Indian cinema has come a long way since 1912, when the first motion picture hit the silver screen. Being a medium of mass reach, business houses found it a lucrative opportunity and set up cinema halls in their respective geographical locations. The advent of Eastman colours was the first major revolution in cinema and it turned cinema into a rage among the people of India.
With advancements in technology, increasing spending power and the number of genres in cinema, the second revolution in cinema started around 1997, with the birth of the multiplex culture. This was when the cinema exhibition business moved from family-owned, single-screen set-ups to MNC-style, professionally managed multiplexes. Cinema exhibition emerged as a lucrative business with the arrival of cinema chains. These advancements took the exhibition business to a whole new level, where every action is analysed and programmed on the basis of data and logic.
In the advanced business model, the risks in the movie business are shared between three stakeholders – developer, distributor and exhibitor. The fixed-rental formula for exhibition is history and the revenue-sharing formula has replaced it, providing a win-win situation for all stakeholders.
Like most other businesses, the ‘customer is king mantra has been adopted by screen operators and every little detail, like projection quality, seating arrangements, show timings, washroom facilities, food and beverages etc is taken care of to give the best cinema experience to the consumer.
Movie marketing has also come a long way, with stars becoming a major part of the strategy. The stars themselves have become proactive in promoting their movies much before the release through all kinds of mediums with their financial stake in the earnings. Not just Bollywood but even Hollywood actors visit multiplexes in India to promote their new releases.
The multiplex way of exhibition is gaining popularity and is now moving from Class A to class B and C cities.
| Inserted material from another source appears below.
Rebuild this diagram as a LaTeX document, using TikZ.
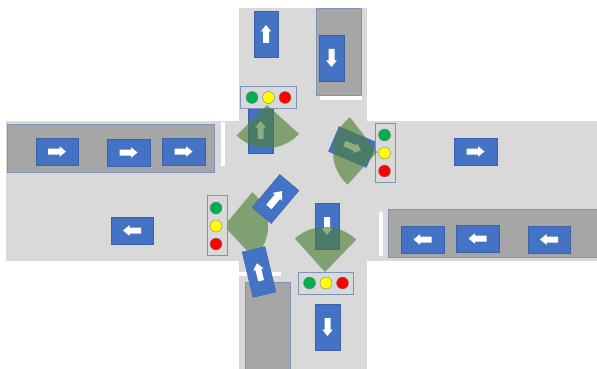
\documentclass[tikz,border=0pt]{standalone}
\definecolor{roadc}{HTML}{D9D9D9}
\definecolor{parkc}{HTML}{A6A6A6}
\definecolor{edgec}{HTML}{7F93BA}
\definecolor{carc}{HTML}{4472C4}
\definecolor{beamc}{HTML}{4F7F37}
\definecolor{lampg}{HTML}{00B050}
\definecolor{lampy}{HTML}{FFFF00}
\definecolor{lampr}{HTML}{FF0000}
\tikzset{
  road/.style={fill=roadc,draw=none},
  park/.style={fill=parkc,draw=edgec,line width=.9pt},
  bar/.style={fill=white,draw=none},
  carbody/.style={fill=carc,draw=carc!85!black,line width=.4pt},
  cararrow/.style={fill=white,draw=none},
  beam/.style={fill=beamc,fill opacity=.63,draw=none},
  lightbox/.style={fill=roadc,draw=edgec,line width=.9pt},
  lamp/.style={draw=gray,line width=.4pt},
}
% centre x, centre y, heading (0 = right, clockwise), length, width
\newcommand{\vehicle}[6][1]{%
  \begin{scope}[shift={(#2,#3)},rotate=#4]
    \path[carbody] (-#5/2,-#6/2) rectangle (#5/2,#6/2);
    \begin{scope}[scale=#1]
      \path[cararrow] (-9,-3) -- (2.5,-3) -- (2.5,-5.3) -- (9,0) -- (2.5,5.3) -- (2.5,3) -- (-9,3) -- cycle;
    \end{scope}
  \end{scope}}
% apex x, apex y, start angle, end angle, radius
\newcommand{\beamshape}[5]{%
  \path[beam] (#1,#2) -- plot[domain=#3:#4,samples=40] ({#1+#5*cos(\x)},{#2+#5*sin(\x)}) -- cycle;}
\begin{document}
\begin{tikzpicture}[yscale=-1,x=1pt,y=1pt]
\useasboundingbox (0,0) rectangle (597,369);
\fill[white] (0,0) rectangle (597,369);
% roads
\path[road] (6,121) rectangle (597,261);
\path[road] (239,8) rectangle (367,369);
% parking strips
\path[park] (7,124) rectangle (214,172);
\path[park] (388,209) rectangle (597,257);
\path[park] (316,8) rectangle (361,95);
\path[park] (245,282) rectangle (290,369);
% stop lines
\path[bar] (220.5,122) rectangle (224.5,166);
\path[bar] (320,96) rectangle (362,100);
\path[bar] (379,212) rectangle (383,256);
\path[bar] (239,272) rectangle (281,276);
% beam behind the cars
\beamshape{224}{226}{-50}{47}{44}
% cars
\vehicle{57}{151.5}{0}{42.5}{27}
\vehicle{128.5}{152.5}{0}{42.5}{27}
\vehicle{183.5}{151.5}{0}{42.5}{27}
\vehicle{132}{230.5}{180}{42.5}{27}
\vehicle{475.5}{151.5}{0}{42.5}{27}
\vehicle{422.5}{239.5}{180}{42.5}{27}
\vehicle{477.5}{238.5}{180}{42.5}{27}
\vehicle{549}{239.5}{180}{42.5}{27}
\vehicle{266}{34}{-90}{46}{24.5}
\vehicle{331.5}{58}{90}{46}{24.5}
\vehicle{327.5}{327}{90}{46}{24.5}
\vehicle{260.5}{130}{-90}{46}{24.5}
\vehicle{327}{226}{90}{46}{24.5}
\vehicle[1.15]{275.5}{199}{-50}{43}{25}
\vehicle{259}{272}{-103.5}{46.5}{23.5}
\vehicle{352.7}{147}{23}{41}{27}
% signal housings
\path[lightbox] (240,86) rectangle (296,108);
\path[lightbox] (298,272) rectangle (353,294);
\path[lightbox] (375,123) rectangle (395,182);
\path[lightbox] (207,195) rectangle (227,255);
% beams over the cars
\beamshape{267}{105}{42}{135}{43}
\beamshape{377}{152}{132}{232}{44}
\beamshape{325}{272}{228}{314}{45}
% lamps
\foreach \lx/\ly/\lc in {252/97.5/lampg,268.5/97.5/lampy,285/97.5/lampr,
  309.5/283/lampg,326/283/lampy,342.5/283/lampr,
  384.5/135/lampg,384.5/153/lampy,384.5/171/lampr,
  216/208/lampg,216/226/lampy,216/244/lampr}
  \path[lamp,fill=\lc] (\lx,\ly) circle[radius=6pt];
\end{tikzpicture}
\end{document}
Who would have thought a multiplex in Patna would become the highest revenue-spinner for a MNC entering India?
The Indian multiplex industry has grown with lot of operators entering the fray after sensing the potential but a very few have been successful in keeping their ground stable. Many have even exited the business. As in all businesses, the key to success here too is focus, consistency and customer satisfaction. Keeping their business focus, operators who believe in ‘live, eat and breathe’ cinema are bringing about a huge difference in the industry. The Rs 100-crore business of cinema is on the upward swing and professionally focused companies are taking it to another level.
Evolution of Multiplexes from 1997 to 2012
Over the last 15 years, modern Indian multiplexes have gone through a huge transition.
• Family-owned cinema halls to public limited companies and MNCs: With advancements in the industry, big public limited companies and MNCs have taken over the cinema business with large-format cinemas.
• A movie every four weeks to four movies a week: With numerous releases every week, multiplexes have the liberty of changing movies within the week.
• Manual ticketing to online, easy ticketing: With the IT revolution, movie tickets are just a click away.
• Black marketing to exclusive loyalty programmes: The days of buying tickets in the black are history. It is the age of loyalty programmes with freebies and free ticket offers.
• Hollywood contribution 3 per cent to 21 per cent: With an increasing English-speaking population, the interest in Hollywood movies has risen to a great extent.
• Chhota Chetan to the ultimate 3D experience of Avatar: Technological advancements have given Indian cinema-goers a great 3D and surround sound experience.
• Analogue carbon projector to 2K digital systems: Everything has gone digital from cameras to tapes and projectors.
• Wooden chairs to recliner chairs with lounge: The multiplex culture has brought a very comfortable cinema experience, with cushioned recliner chairs, airconditioned cinemas, etc.
• From samosas to pasta and nachos: Patrons have a wide variety of snacks to choose from.
• Food&beverage revenues growing from 10 per cent to 22 per cent: With the variety of eating options available inside cinemas, F&B revenue has risen considerably.
• In-cinema advertising: This is a rising revenue stream which has seen a rapid increase from 2 per cent to 10 per cent.
• Four shows a day for Chachi 420 to 28 shows a day for Ek Tha Tiger: Multiple screens and shorter duration have increased the number of shows, maximising profitability.
India was under-screened when the multiplex revolution began in 1997. In 2012, it is a ‘` 100-crore industry’ and still under-screened.